**Requirement**.
Repeat each line of the material below exactly as it appears, minus any pictures.

○ ○ ○ ○

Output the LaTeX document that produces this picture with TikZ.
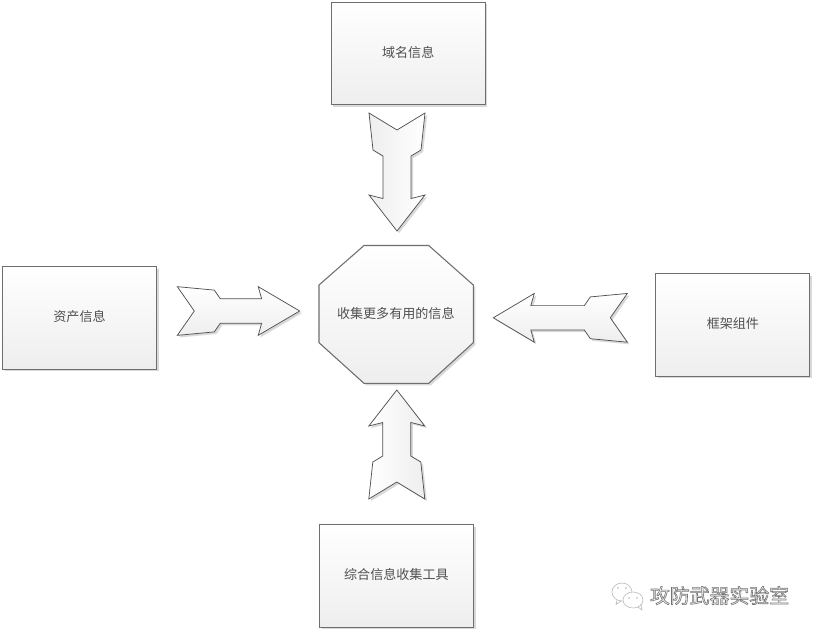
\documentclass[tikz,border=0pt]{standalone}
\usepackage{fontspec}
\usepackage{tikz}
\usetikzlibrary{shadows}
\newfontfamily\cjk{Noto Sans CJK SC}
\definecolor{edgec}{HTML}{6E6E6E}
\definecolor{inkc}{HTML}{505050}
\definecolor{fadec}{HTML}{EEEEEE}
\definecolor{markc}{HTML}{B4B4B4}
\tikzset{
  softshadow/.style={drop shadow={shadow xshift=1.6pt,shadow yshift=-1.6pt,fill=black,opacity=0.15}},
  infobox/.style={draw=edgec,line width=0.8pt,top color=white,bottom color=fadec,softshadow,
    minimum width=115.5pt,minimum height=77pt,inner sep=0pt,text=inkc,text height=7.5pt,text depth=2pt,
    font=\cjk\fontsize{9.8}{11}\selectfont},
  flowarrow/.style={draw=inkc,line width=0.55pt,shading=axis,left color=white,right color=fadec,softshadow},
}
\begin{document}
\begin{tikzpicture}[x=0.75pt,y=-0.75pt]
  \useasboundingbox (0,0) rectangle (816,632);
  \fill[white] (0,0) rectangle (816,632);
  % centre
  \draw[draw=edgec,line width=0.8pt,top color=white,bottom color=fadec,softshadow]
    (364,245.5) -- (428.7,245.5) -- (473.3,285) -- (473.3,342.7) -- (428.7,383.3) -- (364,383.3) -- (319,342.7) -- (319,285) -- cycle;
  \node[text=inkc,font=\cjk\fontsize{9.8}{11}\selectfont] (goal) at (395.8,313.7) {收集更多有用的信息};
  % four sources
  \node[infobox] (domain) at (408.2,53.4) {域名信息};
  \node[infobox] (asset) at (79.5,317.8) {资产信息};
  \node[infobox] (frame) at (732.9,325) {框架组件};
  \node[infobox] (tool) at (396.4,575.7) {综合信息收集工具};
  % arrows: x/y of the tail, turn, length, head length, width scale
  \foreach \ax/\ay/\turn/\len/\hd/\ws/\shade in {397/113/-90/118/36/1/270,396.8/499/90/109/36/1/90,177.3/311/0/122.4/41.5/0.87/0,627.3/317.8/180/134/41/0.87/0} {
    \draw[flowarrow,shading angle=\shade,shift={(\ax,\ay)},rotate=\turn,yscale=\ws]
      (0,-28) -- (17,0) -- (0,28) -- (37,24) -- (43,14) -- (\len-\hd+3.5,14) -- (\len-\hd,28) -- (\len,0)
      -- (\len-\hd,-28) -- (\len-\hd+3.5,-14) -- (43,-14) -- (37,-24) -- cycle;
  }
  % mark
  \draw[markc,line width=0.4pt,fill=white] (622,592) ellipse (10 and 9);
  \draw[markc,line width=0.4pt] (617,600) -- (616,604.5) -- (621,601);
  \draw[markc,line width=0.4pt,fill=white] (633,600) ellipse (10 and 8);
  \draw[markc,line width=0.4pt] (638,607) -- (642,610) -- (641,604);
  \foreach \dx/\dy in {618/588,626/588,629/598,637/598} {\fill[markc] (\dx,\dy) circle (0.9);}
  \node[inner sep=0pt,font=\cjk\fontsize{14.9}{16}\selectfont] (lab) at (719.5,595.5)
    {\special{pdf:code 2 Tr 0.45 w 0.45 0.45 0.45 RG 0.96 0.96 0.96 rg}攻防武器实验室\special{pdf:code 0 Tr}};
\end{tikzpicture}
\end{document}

○ ○ ○ ○

**The output**.
Output the LaTeX document that produces this picture with TikZ.
\documentclass[tikz,border=0pt]{standalone}
\usepackage{fontspec}
\usepackage{tikz}
\usetikzlibrary{shadows}
\newfontfamily\cjk{Noto Sans CJK SC}
\definecolor{edgec}{HTML}{6E6E6E}
\definecolor{inkc}{HTML}{505050}
\definecolor{fadec}{HTML}{EEEEEE}
\definecolor{markc}{HTML}{B4B4B4}
\tikzset{
  softshadow/.style={drop shadow={shadow xshift=1.6pt,shadow yshift=-1.6pt,fill=black,opacity=0.15}},
  infobox/.style={draw=edgec,line width=0.8pt,top color=white,bottom color=fadec,softshadow,
    minimum width=115.5pt,minimum height=77pt,inner sep=0pt,text=inkc,text height=7.5pt,text depth=2pt,
    font=\cjk\fontsize{9.8}{11}\selectfont},
  flowarrow/.style={draw=inkc,line width=0.55pt,shading=axis,left color=white,right color=fadec,softshadow},
}
\begin{document}
\begin{tikzpicture}[x=0.75pt,y=-0.75pt]
  \useasboundingbox (0,0) rectangle (816,632);
  \fill[white] (0,0) rectangle (816,632);
  % centre
  \draw[draw=edgec,line width=0.8pt,top color=white,bottom color=fadec,softshadow]
    (364,245.5) -- (428.7,245.5) -- (473.3,285) -- (473.3,342.7) -- (428.7,383.3) -- (364,383.3) -- (319,342.7) -- (319,285) -- cycle;
  \node[text=inkc,font=\cjk\fontsize{9.8}{11}\selectfont] (goal) at (395.8,313.7) {收集更多有用的信息};
  % four sources
  \node[infobox] (domain) at (408.2,53.4) {域名信息};
  \node[infobox] (asset) at (79.5,317.8) {资产信息};
  \node[infobox] (frame) at (732.9,325) {框架组件};
  \node[infobox] (tool) at (396.4,575.7) {综合信息收集工具};
  % arrows: x/y of the tail, turn, length, head length, width scale
  \foreach \ax/\ay/\turn/\len/\hd/\ws/\shade in {397/113/-90/118/36/1/270,396.8/499/90/109/36/1/90,177.3/311/0/122.4/41.5/0.87/0,627.3/317.8/180/134/41/0.87/0} {
    \draw[flowarrow,shading angle=\shade,shift={(\ax,\ay)},rotate=\turn,yscale=\ws]
      (0,-28) -- (17,0) -- (0,28) -- (37,24) -- (43,14) -- (\len-\hd+3.5,14) -- (\len-\hd,28) -- (\len,0)
      -- (\len-\hd,-28) -- (\len-\hd+3.5,-14) -- (43,-14) -- (37,-24) -- cycle;
  }
  % mark
  \draw[markc,line width=0.4pt,fill=white] (622,592) ellipse (10 and 9);
  \draw[markc,line width=0.4pt] (617,600) -- (616,604.5) -- (621,601);
  \draw[markc,line width=0.4pt,fill=white] (633,600) ellipse (10 and 8);
  \draw[markc,line width=0.4pt] (638,607) -- (642,610) -- (641,604);
  \foreach \dx/\dy in {618/588,626/588,629/598,637/598} {\fill[markc] (\dx,\dy) circle (0.9);}
  \node[inner sep=0pt,font=\cjk\fontsize{14.9}{16}\selectfont] (lab) at (719.5,595.5)
    {\special{pdf:code 2 Tr 0.45 w 0.45 0.45 0.45 RG 0.96 0.96 0.96 rg}攻防武器实验室\special{pdf:code 0 Tr}};
\end{tikzpicture}
\end{document}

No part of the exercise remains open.